I added a small local rubric helper to Hermes. Not to make agent work more bureaucratic, but to avoid a familiar trap: treating success as done.
What it reviews
The first version covers three recurring workflows:
- Transcript learning — video or article extractions that might feed Hermes knowledge.
- Code review — repo inspections where findings need evidence, scope, and verification notes.
- OpenClaw worker runs — Mads/Claude artifacts where top-level success can still hide failed tests, plan-only output, or stale state.
What it checks
The helper records a rubric verdict, hard gates, input metadata, and optional improvement proposals. For worker runs, it forces checks such as whether result.json was read, whether tests failed, whether changed files match the task, and whether the run was review-only or implementation-ready.

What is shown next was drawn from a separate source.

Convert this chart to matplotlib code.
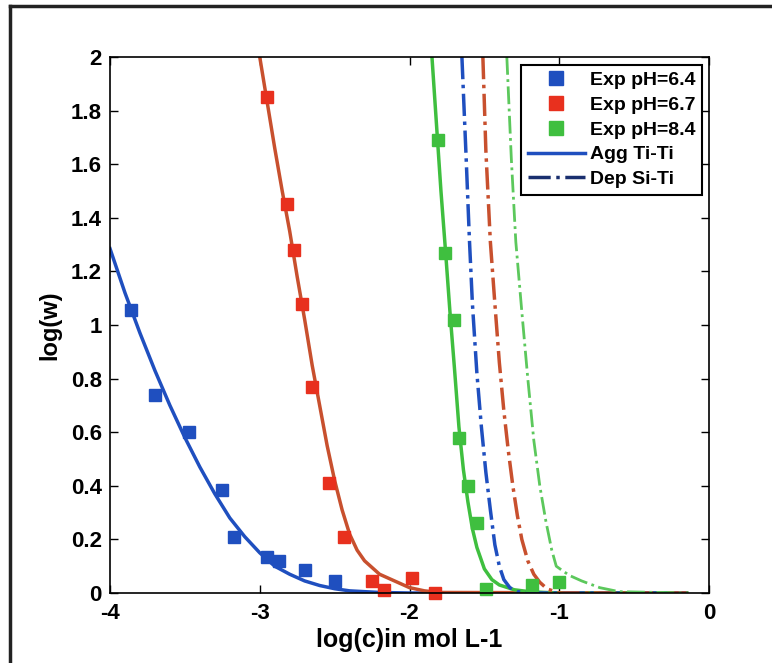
import matplotlib
matplotlib.use("Agg")
import matplotlib.pyplot as plt
from matplotlib.lines import Line2D

plt.rcParams['font.family'] = ['Liberation Sans', 'DejaVu Sans']
plt.rcParams['font.weight'] = 'bold'

# experimental points
exp64_x = [-3.86, -3.70, -3.47, -3.25, -3.17, -2.95, -2.87, -2.70, -2.50]
exp64_y = [1.055, 0.74, 0.60, 0.385, 0.21, 0.135, 0.12, 0.085, 0.045]

exp67_x = [-2.95, -2.82, -2.77, -2.72, -2.65, -2.54, -2.44, -2.25, -2.17, -1.98, -1.83]
exp67_y = [1.85, 1.45, 1.28, 1.08, 0.77, 0.41, 0.21, 0.045, 0.01, 0.055, 0.0]

exp84_x = [-1.81, -1.76, -1.70, -1.67, -1.61, -1.55, -1.49, -1.18, -1.00]
exp84_y = [1.69, 1.27, 1.02, 0.58, 0.40, 0.26, 0.015, 0.03, 0.04]

# Agg Ti-Ti curves (solid)
agg64_x = [-4.0, -3.9, -3.8, -3.7, -3.6, -3.5, -3.4, -3.3, -3.2, -3.1, -3.0, -2.9,
           -2.8, -2.7, -2.6, -2.5, -2.4, -2.2, -2.0, -0.15]
agg64_y = [1.285, 1.12, 0.97, 0.83, 0.70, 0.58, 0.47, 0.37, 0.28, 0.21, 0.15, 0.10,
           0.07, 0.045, 0.028, 0.016, 0.008, 0.002, 0.0, 0.0]

agg67_x = [-3.0, -2.95, -2.9, -2.85, -2.8, -2.75, -2.7, -2.65, -2.6, -2.55, -2.5,
           -2.45, -2.4, -2.35, -2.3, -2.2, -2.1, -2.0, -1.9, -1.8, -0.15]
agg67_y = [2.0, 1.83, 1.66, 1.50, 1.35, 1.18, 1.02, 0.85, 0.70, 0.55, 0.42,
           0.31, 0.22, 0.16, 0.12, 0.07, 0.045, 0.02, 0.008, 0.002, 0.0]

agg84_x = [-1.85, -1.82, -1.79, -1.76, -1.73, -1.70, -1.67, -1.64, -1.61, -1.58,
           -1.55, -1.5, -1.45, -1.4, -1.3, -1.2, -1.1, -1.0, -0.15]
agg84_y = [2.0, 1.75, 1.50, 1.28, 1.05, 0.84, 0.62, 0.46, 0.34, 0.24,
           0.17, 0.09, 0.05, 0.03, 0.012, 0.005, 0.002, 0.0, 0.0]

# Dep Si-Ti curves (dash-dot)
dep64_x = [-1.65, -1.62, -1.60, -1.58, -1.55, -1.52, -1.49, -1.46, -1.43, -1.40,
           -1.37, -1.33, -1.28, -1.2, -0.15]
dep64_y = [2.0, 1.6, 1.32, 1.08, 0.82, 0.62, 0.45, 0.31, 0.18, 0.10,
           0.05, 0.02, 0.005, 0.0, 0.0]

dep67_x = [-1.51, -1.49, -1.46, -1.43, -1.40, -1.37, -1.34, -1.31, -1.28, -1.25,
           -1.21, -1.17, -1.13, -1.08, -1.0, -0.15]
dep67_y = [2.0, 1.65, 1.31, 1.08, 0.86, 0.68, 0.53, 0.40, 0.29, 0.20,
           0.12, 0.07, 0.04, 0.015, 0.0, 0.0]

dep84_x = [-1.35, -1.32, -1.29, -1.25, -1.21, -1.17, -1.13, -1.09, -1.05, -1.02,
           -0.97, -0.93, -0.85, -0.73, -0.6, -0.15]
dep84_y = [2.0, 1.62, 1.31, 1.05, 0.80, 0.57, 0.40, 0.27, 0.16, 0.10,
           0.08, 0.065, 0.045, 0.02, 0.005, 0.0]

blue = '#1f4fbf'
red = '#e8301e'
red_line = '#c8502e'
green = '#3fbf3f'

fig = plt.figure(figsize=(7.72, 6.63), dpi=100)
ax = fig.add_axes([110 / 772, 1 - 593 / 663, 599 / 772, 536 / 663])

ax.plot(agg64_x, agg64_y, color=blue, lw=2.5)
ax.plot(agg67_x, agg67_y, color=red_line, lw=2.5)
ax.plot(agg84_x, agg84_y, color=green, lw=2.5)

ax.plot(dep64_x, dep64_y, color=blue, lw=2.5, ls='-.')
ax.plot(dep67_x, dep67_y, color=red_line, lw=2.5, ls='-.')
ax.plot(dep84_x, dep84_y, color='#5cc85c', lw=2.0, ls='-.')

ax.plot(exp64_x, exp64_y, 's', color=blue, ms=9, ls='none', clip_on=False)
ax.plot(exp67_x, exp67_y, 's', color=red, ms=9, ls='none', clip_on=False)
ax.plot(exp84_x, exp84_y, 's', color=green, ms=9, ls='none', clip_on=False)

handles = [
    Line2D([], [], marker='s', color=blue, ls='none', ms=10),
    Line2D([], [], marker='s', color=red, ls='none', ms=10),
    Line2D([], [], marker='s', color=green, ls='none', ms=10),
    Line2D([], [], color=blue, lw=2.5),
    Line2D([], [], color='#1a2f6f', lw=2.5, ls='-.'),
]
labels = ['Exp pH=6.4', 'Exp pH=6.7', 'Exp pH=8.4', 'Agg Ti-Ti', 'Dep Si-Ti']
leg = ax.legend(handles, labels, loc='upper right', bbox_to_anchor=(0.988, 0.986),
                borderaxespad=0, fancybox=False, edgecolor='black', framealpha=1,
                prop={'weight': 'bold', 'size': 14}, handlelength=2.9,
                borderpad=0.35, labelspacing=0.37, handletextpad=0.25)
leg.get_frame().set_linewidth(1.5)

ax.set_xlim(-4, 0)
ax.set_ylim(0, 2)
ax.set_xticks([-4, -3, -2, -1, 0])
ax.set_xticklabels(['-4', '-3', '-2', '-1', '0'])
ax.set_yticks([0, 0.2, 0.4, 0.6, 0.8, 1, 1.2, 1.4, 1.6, 1.8, 2])
ax.set_yticklabels(['0', '0.2', '0.4', '0.6', '0.8', '1', '1.2', '1.4', '1.6', '1.8', '2'])
ax.tick_params(direction='in', top=True, right=True, length=6, labelsize=16, width=1)
ax.tick_params(axis='x', pad=7)
ax.tick_params(axis='y', pad=6)
for lab in ax.get_xticklabels() + ax.get_yticklabels():
    lab.set_fontweight('bold')
for s in ax.spines.values():
    s.set_linewidth(1.2)

ax.set_xlabel('log(c)in mol L-1', fontsize=18, fontweight='bold')
ax.set_ylabel('log(w)', fontsize=17, fontweight='bold')
ax.xaxis.set_label_coords(0.5, -0.066)
ax.yaxis.set_label_coords(-0.082, 0.5)

# outer frame
fig.add_artist(Line2D([10 / 772, 10 / 772], [0, 1 - 6 / 663], color='#222222', lw=2.5,
                      transform=fig.transFigure))
fig.add_artist(Line2D([10 / 772, 1], [1 - 6 / 663, 1 - 6 / 663], color='#222222', lw=2.5,
                      transform=fig.transFigure))

fig.savefig('out.png', dpi=100)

That distinction matters. A review can complete cleanly without producing a patch. A patch can look useful while tests fail. A plan can be valuable while still not being code.
What it does not do
It is deliberately mechanical. No model calls. No automatic memory writes. No social posting. No deployment decisions. No merge approval.
External-facing autonomous agents still default to draft and review. Full-yolo sending or posting needs an explicit low-risk allowlist.
Why it exists
Hermes and Mads are becoming useful because they are getting more artifact-based, not more theatrical. The rubric layer is a small piece of that: a repeatable way to ask whether a run is grounded, verified, and safe to act on.
The score is secondary. The hard gates are the point.